### Problem to work on
Starting at the line that contains "Write the Apache ECharts code for this chart." and stopping at the line that contains "const chart = echarts.init(document.getElementById('chart'))", return those lines exactly and nothing else. Both end lines count; pictures do not.

### Records provided

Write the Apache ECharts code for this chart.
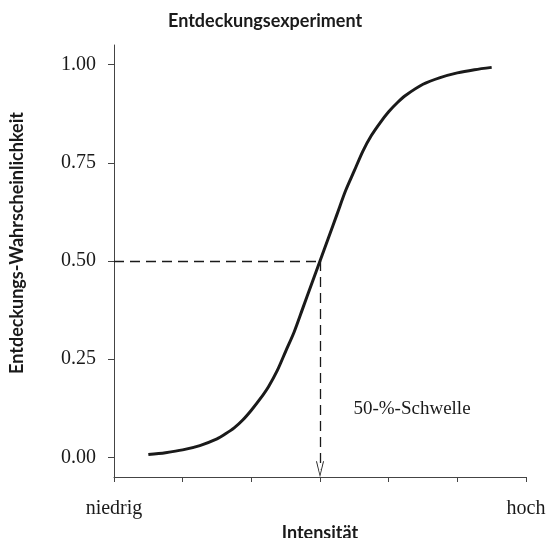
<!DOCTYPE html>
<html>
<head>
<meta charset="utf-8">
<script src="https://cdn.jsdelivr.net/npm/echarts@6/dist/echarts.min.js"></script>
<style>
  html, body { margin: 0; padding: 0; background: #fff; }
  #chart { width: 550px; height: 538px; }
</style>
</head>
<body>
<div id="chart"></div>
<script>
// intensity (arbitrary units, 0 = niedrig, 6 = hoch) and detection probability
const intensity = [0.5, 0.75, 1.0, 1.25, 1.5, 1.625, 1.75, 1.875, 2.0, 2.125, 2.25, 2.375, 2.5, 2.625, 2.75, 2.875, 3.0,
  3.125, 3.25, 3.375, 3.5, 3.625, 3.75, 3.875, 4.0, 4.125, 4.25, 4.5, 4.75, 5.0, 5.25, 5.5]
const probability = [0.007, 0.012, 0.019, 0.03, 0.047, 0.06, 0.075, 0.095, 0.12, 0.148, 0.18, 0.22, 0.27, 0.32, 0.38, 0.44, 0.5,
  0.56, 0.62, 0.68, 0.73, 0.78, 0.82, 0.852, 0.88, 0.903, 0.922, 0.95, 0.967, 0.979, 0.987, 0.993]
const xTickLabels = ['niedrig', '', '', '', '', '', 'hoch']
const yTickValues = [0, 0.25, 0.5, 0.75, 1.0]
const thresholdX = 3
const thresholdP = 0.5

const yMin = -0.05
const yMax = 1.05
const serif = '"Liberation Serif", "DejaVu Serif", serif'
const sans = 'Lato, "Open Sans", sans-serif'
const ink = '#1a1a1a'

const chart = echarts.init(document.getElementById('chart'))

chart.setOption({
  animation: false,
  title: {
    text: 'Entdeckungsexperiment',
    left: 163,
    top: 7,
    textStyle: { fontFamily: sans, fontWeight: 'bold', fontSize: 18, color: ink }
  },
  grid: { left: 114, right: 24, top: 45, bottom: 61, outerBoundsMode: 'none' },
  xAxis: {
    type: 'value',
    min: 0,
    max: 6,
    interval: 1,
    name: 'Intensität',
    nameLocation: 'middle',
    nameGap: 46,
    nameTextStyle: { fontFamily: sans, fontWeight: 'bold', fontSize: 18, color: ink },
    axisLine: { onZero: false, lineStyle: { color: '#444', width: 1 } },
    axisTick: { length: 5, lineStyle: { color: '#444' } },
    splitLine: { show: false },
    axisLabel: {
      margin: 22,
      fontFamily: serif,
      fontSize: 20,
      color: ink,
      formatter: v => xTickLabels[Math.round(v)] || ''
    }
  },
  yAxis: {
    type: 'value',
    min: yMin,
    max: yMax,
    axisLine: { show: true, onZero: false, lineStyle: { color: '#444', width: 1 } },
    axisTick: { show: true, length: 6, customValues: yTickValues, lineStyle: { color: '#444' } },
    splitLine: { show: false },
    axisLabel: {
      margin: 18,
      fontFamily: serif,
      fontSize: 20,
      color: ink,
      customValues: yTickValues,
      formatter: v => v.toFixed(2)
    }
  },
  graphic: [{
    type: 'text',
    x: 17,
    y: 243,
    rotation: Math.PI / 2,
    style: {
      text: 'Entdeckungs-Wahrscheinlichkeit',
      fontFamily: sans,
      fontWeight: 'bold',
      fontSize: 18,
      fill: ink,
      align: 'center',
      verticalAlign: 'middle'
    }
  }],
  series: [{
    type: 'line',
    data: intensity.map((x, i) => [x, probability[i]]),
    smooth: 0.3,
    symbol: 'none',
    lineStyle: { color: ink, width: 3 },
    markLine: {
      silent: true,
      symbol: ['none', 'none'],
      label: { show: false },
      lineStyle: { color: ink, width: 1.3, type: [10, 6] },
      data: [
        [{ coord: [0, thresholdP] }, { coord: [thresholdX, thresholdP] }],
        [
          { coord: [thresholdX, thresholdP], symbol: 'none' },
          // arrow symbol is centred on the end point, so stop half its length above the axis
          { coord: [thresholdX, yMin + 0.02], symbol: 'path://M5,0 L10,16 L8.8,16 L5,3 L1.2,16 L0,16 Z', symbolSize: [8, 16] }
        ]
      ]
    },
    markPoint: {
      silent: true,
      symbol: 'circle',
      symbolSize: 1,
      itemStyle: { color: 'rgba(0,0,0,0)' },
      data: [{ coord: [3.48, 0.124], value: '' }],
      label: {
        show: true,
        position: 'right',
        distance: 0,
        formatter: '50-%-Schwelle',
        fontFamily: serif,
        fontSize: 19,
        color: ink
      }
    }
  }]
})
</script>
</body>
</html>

--

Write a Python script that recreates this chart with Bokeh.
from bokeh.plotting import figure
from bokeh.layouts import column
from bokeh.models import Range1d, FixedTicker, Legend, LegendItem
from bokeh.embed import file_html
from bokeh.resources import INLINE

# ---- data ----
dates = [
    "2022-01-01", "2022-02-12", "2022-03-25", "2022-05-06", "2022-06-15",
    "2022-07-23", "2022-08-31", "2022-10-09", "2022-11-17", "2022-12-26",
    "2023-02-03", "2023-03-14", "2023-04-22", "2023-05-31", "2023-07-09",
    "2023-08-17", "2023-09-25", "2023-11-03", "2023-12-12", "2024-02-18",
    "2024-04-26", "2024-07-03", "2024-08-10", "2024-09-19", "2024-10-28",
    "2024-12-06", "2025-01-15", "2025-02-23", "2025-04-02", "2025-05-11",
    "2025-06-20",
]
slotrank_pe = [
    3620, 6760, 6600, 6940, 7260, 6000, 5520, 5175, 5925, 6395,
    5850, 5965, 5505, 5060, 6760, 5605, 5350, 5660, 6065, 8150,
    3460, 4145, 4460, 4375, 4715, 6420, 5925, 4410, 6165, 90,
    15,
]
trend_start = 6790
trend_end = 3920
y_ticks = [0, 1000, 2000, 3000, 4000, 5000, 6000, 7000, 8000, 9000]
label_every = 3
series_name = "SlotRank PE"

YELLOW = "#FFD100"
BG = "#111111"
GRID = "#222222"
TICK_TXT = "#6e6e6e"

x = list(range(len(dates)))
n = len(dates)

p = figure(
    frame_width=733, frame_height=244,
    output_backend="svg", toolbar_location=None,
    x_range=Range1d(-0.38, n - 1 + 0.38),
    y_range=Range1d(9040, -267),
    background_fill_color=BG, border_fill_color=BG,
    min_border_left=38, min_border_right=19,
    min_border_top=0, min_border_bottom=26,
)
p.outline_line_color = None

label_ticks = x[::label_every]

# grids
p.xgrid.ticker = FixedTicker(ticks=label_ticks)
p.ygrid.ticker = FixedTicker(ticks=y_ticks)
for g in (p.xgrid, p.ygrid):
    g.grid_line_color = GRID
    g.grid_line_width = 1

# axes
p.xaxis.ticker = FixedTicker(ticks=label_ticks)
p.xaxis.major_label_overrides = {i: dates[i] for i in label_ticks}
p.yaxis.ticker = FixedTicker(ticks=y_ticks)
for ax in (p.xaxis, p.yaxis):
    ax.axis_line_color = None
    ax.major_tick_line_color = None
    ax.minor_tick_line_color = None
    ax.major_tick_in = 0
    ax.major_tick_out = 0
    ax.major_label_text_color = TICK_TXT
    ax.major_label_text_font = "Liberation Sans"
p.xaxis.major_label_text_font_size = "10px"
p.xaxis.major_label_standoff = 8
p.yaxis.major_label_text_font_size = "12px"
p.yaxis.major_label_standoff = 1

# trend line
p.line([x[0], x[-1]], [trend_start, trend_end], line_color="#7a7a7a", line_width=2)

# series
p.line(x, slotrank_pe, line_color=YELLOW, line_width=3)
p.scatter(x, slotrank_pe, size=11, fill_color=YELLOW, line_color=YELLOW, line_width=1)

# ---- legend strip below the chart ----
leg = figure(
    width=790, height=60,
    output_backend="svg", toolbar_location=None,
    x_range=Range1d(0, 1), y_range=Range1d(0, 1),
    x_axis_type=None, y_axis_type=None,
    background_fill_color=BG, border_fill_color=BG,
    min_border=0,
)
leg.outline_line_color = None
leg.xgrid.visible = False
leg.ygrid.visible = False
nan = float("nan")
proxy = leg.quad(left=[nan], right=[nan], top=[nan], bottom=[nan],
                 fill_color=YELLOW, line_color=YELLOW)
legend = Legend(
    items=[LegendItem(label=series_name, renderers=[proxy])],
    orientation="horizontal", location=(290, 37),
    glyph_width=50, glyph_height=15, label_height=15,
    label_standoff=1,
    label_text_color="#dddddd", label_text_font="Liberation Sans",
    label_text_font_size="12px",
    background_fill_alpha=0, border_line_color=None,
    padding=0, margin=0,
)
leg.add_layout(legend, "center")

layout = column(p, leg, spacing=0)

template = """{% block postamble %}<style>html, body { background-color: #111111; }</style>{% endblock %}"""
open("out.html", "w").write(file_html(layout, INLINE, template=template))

### Right answer
Write the Apache ECharts code for this chart.
<!DOCTYPE html>
<html>
<head>
<meta charset="utf-8">
<script src="https://cdn.jsdelivr.net/npm/echarts@6/dist/echarts.min.js"></script>
<style>
  html, body { margin: 0; padding: 0; background: #fff; }
  #chart { width: 550px; height: 538px; }
</style>
</head>
<body>
<div id="chart"></div>
<script>
// intensity (arbitrary units, 0 = niedrig, 6 = hoch) and detection probability
const intensity = [0.5, 0.75, 1.0, 1.25, 1.5, 1.625, 1.75, 1.875, 2.0, 2.125, 2.25, 2.375, 2.5, 2.625, 2.75, 2.875, 3.0,
  3.125, 3.25, 3.375, 3.5, 3.625, 3.75, 3.875, 4.0, 4.125, 4.25, 4.5, 4.75, 5.0, 5.25, 5.5]
const probability = [0.007, 0.012, 0.019, 0.03, 0.047, 0.06, 0.075, 0.095, 0.12, 0.148, 0.18, 0.22, 0.27, 0.32, 0.38, 0.44, 0.5,
  0.56, 0.62, 0.68, 0.73, 0.78, 0.82, 0.852, 0.88, 0.903, 0.922, 0.95, 0.967, 0.979, 0.987, 0.993]
const xTickLabels = ['niedrig', '', '', '', '', '', 'hoch']
const yTickValues = [0, 0.25, 0.5, 0.75, 1.0]
const thresholdX = 3
const thresholdP = 0.5

const yMin = -0.05
const yMax = 1.05
const serif = '"Liberation Serif", "DejaVu Serif", serif'
const sans = 'Lato, "Open Sans", sans-serif'
const ink = '#1a1a1a'

const chart = echarts.init(document.getElementById('chart'))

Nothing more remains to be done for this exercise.